** START OF Dataset entries **
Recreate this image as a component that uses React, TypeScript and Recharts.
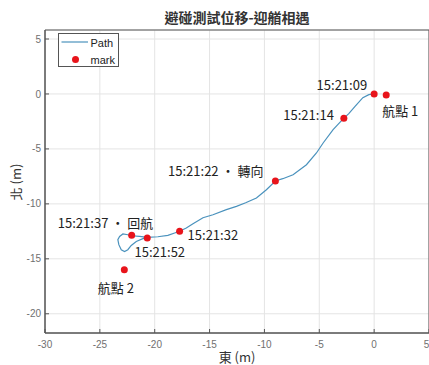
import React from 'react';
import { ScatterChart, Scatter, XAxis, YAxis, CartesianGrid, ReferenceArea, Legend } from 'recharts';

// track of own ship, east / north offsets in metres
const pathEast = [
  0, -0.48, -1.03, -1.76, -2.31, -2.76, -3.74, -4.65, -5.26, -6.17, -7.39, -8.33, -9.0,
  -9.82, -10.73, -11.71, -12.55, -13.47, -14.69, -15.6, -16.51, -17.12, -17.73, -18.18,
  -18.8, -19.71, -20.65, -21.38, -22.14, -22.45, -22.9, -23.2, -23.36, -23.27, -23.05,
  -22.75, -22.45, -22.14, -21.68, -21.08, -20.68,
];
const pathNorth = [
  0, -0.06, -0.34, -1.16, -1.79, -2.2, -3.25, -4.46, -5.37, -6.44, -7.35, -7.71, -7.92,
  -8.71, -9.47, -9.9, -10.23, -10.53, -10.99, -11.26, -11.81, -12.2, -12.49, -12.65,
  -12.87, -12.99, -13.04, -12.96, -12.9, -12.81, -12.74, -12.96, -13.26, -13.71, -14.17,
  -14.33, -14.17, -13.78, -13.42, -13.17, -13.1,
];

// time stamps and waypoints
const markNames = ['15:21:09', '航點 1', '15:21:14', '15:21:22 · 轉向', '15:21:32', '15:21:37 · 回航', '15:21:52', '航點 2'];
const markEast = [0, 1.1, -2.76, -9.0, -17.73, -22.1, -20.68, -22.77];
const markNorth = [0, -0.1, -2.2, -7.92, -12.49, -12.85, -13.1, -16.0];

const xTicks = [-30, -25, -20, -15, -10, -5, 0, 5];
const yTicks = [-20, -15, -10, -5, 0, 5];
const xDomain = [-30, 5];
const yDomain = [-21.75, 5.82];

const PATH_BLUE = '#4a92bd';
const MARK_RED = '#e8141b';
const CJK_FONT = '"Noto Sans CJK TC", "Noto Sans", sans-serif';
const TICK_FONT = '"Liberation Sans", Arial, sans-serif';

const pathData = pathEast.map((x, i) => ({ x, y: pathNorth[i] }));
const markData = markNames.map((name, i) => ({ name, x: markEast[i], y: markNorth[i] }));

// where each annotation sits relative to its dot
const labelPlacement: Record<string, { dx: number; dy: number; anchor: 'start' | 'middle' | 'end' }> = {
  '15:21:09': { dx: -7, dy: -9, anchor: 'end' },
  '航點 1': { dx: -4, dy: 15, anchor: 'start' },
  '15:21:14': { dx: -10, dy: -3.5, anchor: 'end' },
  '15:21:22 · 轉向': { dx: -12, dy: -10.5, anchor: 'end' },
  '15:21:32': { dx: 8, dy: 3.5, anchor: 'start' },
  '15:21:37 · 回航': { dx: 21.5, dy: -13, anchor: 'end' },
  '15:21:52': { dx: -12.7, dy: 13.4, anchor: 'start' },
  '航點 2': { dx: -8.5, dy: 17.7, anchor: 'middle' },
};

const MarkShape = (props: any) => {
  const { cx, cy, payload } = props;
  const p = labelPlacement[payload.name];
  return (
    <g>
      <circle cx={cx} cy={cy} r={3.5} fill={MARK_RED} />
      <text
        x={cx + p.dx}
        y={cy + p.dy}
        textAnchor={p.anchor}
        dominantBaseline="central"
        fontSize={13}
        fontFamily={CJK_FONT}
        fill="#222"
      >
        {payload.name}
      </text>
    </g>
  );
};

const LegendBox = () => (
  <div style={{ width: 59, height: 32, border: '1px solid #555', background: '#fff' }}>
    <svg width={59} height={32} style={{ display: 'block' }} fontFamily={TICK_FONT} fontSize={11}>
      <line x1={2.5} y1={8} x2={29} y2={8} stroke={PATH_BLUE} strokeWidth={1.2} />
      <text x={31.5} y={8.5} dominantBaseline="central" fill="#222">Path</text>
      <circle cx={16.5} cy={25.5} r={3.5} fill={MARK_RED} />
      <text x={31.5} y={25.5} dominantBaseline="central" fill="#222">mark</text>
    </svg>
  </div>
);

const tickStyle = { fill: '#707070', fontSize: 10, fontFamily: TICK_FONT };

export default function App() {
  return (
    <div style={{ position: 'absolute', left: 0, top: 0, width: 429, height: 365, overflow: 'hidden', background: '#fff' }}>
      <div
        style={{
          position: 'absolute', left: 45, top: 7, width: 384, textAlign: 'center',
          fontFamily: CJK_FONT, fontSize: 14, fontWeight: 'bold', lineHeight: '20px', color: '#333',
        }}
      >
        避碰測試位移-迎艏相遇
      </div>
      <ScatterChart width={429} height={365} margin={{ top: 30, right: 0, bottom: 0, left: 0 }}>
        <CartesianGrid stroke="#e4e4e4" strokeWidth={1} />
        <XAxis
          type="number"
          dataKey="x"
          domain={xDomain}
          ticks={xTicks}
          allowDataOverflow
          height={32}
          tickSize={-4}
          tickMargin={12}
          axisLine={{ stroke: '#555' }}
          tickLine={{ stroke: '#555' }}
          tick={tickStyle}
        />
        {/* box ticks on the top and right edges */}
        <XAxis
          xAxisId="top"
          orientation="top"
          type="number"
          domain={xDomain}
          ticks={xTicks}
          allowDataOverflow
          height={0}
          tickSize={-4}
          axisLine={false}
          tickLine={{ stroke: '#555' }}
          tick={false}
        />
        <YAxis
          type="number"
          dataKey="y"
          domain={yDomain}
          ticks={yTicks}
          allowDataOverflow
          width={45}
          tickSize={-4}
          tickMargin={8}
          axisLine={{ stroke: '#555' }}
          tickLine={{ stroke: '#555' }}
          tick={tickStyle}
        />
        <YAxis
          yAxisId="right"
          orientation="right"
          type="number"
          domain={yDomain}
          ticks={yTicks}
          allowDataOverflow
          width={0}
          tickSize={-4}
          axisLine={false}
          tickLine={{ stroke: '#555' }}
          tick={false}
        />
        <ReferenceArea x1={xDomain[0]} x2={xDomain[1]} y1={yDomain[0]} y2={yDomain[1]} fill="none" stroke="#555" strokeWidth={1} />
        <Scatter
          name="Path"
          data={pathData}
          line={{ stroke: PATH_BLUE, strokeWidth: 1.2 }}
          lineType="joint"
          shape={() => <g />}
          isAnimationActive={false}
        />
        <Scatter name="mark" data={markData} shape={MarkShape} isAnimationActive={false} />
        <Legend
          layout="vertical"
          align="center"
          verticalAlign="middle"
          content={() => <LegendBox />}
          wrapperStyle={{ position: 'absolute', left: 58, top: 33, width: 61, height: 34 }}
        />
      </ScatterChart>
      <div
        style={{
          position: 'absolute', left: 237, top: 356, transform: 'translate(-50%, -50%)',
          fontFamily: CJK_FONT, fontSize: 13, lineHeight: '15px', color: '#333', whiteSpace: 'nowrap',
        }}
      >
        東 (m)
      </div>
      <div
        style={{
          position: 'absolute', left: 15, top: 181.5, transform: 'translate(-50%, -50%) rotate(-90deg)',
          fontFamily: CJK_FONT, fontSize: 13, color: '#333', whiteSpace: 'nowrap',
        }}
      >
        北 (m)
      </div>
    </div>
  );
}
** END OF Dataset entries **
** START OF Dataset entries **
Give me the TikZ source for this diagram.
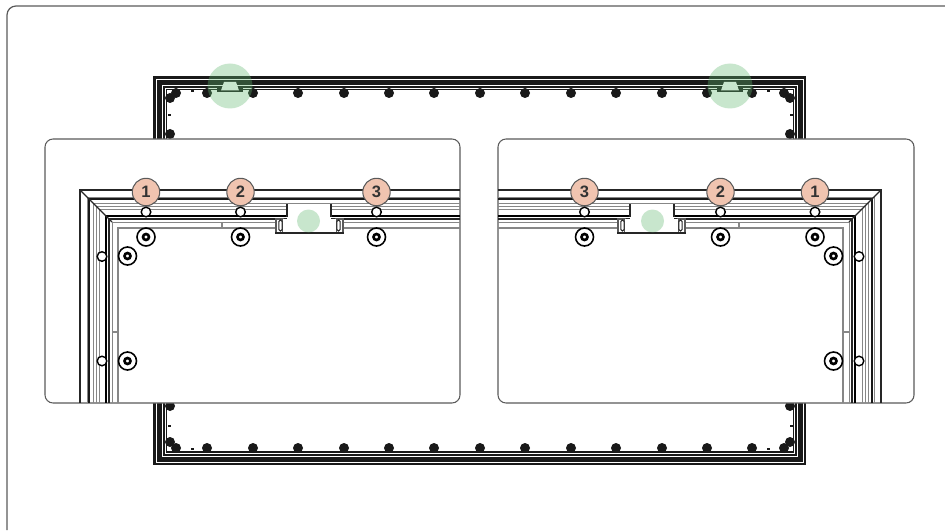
** END OF Dataset entries **
**Exercise instructions:** Using the entries above, reproduce word for word only the lines from the one that contains "Recreate this image" to the one that contains "CartesianGrid, ReferenceArea, Legend", both ends included, and drop every picture.

**Full output:**
Recreate this image as a component that uses React, TypeScript and Recharts.
import React from 'react';
import { ScatterChart, Scatter, XAxis, YAxis, CartesianGrid, ReferenceArea, Legend } from 'recharts';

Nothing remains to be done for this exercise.